-- start Records for processing --

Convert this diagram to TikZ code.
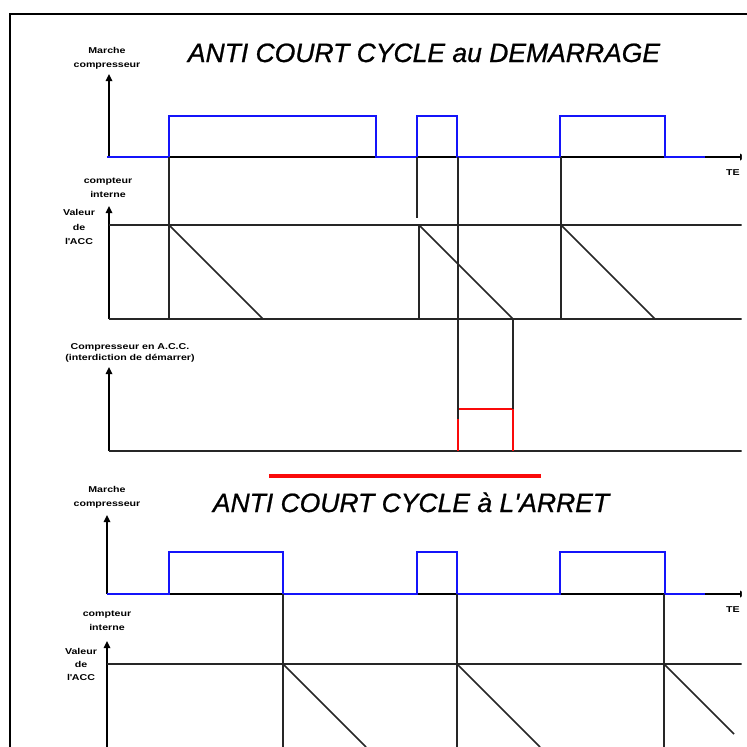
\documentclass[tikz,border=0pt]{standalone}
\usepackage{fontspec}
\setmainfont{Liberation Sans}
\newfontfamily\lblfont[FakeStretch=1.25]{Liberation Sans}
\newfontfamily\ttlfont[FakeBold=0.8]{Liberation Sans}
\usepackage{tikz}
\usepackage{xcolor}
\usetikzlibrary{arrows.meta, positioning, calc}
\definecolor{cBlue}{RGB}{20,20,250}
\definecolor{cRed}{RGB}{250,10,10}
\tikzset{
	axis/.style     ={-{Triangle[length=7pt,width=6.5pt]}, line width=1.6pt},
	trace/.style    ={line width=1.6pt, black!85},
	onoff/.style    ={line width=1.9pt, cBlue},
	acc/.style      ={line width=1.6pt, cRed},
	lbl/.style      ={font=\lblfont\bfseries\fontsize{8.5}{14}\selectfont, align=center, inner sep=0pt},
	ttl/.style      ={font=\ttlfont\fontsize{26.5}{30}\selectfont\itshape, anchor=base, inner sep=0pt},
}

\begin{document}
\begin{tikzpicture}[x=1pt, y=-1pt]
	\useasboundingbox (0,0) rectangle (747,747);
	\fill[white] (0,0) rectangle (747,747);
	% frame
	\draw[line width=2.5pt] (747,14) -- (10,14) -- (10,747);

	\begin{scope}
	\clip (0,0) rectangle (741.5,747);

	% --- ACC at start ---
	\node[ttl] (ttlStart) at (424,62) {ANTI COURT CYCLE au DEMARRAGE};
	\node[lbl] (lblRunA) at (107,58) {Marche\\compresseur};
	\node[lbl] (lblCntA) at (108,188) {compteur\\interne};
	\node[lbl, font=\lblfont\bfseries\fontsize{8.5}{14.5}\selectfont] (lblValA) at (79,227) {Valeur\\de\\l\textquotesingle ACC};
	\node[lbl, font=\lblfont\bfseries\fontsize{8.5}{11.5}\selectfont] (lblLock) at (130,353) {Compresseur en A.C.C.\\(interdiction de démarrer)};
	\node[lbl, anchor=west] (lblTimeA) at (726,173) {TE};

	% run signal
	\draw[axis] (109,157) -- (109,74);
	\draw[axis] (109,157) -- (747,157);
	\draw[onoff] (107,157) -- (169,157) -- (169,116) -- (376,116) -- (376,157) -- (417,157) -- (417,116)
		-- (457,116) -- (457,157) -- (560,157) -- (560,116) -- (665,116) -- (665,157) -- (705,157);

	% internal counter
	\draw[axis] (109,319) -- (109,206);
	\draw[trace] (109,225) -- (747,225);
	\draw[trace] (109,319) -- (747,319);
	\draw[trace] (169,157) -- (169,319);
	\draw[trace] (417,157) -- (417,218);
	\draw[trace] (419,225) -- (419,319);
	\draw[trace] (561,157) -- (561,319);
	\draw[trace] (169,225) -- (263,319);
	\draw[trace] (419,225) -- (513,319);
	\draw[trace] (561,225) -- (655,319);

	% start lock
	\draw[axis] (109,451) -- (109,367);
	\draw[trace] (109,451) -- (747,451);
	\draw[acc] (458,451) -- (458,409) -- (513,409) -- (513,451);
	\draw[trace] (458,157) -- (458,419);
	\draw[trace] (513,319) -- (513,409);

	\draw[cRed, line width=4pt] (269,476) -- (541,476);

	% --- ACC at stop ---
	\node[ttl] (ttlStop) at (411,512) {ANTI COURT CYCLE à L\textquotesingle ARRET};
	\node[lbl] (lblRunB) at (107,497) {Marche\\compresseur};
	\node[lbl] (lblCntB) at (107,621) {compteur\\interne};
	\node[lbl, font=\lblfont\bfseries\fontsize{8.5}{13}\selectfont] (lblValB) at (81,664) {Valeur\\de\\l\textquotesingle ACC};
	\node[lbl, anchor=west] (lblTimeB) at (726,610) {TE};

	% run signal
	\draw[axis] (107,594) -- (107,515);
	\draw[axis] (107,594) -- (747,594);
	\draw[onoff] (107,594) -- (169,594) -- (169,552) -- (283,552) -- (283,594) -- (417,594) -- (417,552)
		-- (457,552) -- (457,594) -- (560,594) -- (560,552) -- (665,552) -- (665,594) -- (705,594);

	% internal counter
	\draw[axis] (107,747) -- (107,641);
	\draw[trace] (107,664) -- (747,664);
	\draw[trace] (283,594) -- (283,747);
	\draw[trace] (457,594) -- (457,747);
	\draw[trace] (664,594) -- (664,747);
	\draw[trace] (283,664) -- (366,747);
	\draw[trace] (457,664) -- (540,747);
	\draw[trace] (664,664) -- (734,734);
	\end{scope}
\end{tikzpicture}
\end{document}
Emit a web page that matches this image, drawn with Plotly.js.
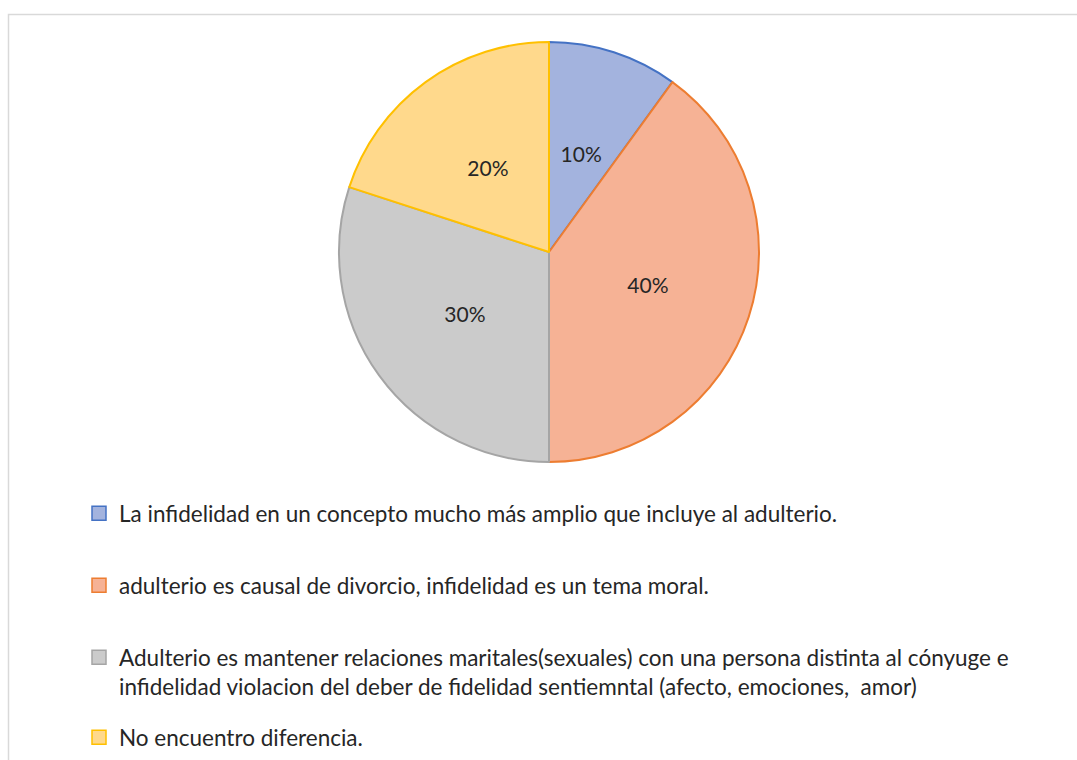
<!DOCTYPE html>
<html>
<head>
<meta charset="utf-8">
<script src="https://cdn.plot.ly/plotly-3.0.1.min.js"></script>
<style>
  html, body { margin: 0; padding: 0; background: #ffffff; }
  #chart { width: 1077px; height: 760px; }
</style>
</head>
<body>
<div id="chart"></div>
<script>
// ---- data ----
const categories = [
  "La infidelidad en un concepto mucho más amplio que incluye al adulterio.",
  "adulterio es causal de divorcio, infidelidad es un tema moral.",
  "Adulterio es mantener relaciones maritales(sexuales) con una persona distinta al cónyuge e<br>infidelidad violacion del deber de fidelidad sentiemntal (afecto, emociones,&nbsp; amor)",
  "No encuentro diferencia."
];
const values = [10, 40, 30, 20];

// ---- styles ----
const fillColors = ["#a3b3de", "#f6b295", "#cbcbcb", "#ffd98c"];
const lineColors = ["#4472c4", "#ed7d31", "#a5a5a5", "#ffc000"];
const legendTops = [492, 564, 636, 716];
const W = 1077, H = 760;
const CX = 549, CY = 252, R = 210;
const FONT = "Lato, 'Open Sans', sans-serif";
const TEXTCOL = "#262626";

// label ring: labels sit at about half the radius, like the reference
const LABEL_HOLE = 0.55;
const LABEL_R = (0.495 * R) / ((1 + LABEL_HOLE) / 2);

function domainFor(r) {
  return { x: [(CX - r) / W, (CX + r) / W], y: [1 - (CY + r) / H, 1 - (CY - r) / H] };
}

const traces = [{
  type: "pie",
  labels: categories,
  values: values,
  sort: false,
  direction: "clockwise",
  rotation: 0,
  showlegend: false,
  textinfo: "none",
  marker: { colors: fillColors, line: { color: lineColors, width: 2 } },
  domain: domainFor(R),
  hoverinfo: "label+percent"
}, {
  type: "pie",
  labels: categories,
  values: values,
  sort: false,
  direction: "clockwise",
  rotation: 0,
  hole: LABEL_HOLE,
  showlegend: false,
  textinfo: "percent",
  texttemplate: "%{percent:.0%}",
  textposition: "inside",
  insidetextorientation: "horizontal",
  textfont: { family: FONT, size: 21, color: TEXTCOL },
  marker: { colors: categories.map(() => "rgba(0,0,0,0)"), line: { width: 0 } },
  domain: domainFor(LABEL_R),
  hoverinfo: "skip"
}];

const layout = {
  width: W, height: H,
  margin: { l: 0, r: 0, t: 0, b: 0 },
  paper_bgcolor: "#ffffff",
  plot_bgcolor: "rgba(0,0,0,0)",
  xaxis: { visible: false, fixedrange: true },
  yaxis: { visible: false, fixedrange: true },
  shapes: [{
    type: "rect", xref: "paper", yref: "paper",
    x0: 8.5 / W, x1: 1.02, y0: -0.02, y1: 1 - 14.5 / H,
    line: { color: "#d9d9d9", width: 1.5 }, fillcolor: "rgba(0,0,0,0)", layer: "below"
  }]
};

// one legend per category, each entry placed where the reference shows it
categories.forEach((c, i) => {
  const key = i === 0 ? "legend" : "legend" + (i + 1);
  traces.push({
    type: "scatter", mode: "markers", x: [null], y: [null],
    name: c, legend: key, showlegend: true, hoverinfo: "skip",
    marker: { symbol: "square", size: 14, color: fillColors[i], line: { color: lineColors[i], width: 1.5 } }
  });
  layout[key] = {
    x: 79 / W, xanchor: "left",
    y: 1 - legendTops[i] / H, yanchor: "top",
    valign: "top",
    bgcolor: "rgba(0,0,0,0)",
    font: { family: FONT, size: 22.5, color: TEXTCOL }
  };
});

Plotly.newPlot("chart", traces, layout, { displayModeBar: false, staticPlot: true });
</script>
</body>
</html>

-- end Records for processing --

◆ **What this task involves**
Leave the pictures out and reproduce exactly the lines from the top of the listing above through the line with "(0,0) rectangle (741.5,747);".

◆ **Solution for this problem**
Convert this diagram to TikZ code.
\documentclass[tikz,border=0pt]{standalone}
\usepackage{fontspec}
\setmainfont{Liberation Sans}
\newfontfamily\lblfont[FakeStretch=1.25]{Liberation Sans}
\newfontfamily\ttlfont[FakeBold=0.8]{Liberation Sans}
\usepackage{tikz}
\usepackage{xcolor}
\usetikzlibrary{arrows.meta, positioning, calc}
\definecolor{cBlue}{RGB}{20,20,250}
\definecolor{cRed}{RGB}{250,10,10}
\tikzset{
	axis/.style     ={-{Triangle[length=7pt,width=6.5pt]}, line width=1.6pt},
	trace/.style    ={line width=1.6pt, black!85},
	onoff/.style    ={line width=1.9pt, cBlue},
	acc/.style      ={line width=1.6pt, cRed},
	lbl/.style      ={font=\lblfont\bfseries\fontsize{8.5}{14}\selectfont, align=center, inner sep=0pt},
	ttl/.style      ={font=\ttlfont\fontsize{26.5}{30}\selectfont\itshape, anchor=base, inner sep=0pt},
}

\begin{document}
\begin{tikzpicture}[x=1pt, y=-1pt]
	\useasboundingbox (0,0) rectangle (747,747);
	\fill[white] (0,0) rectangle (747,747);
	% frame
	\draw[line width=2.5pt] (747,14) -- (10,14) -- (10,747);

	\begin{scope}
	\clip (0,0) rectangle (741.5,747);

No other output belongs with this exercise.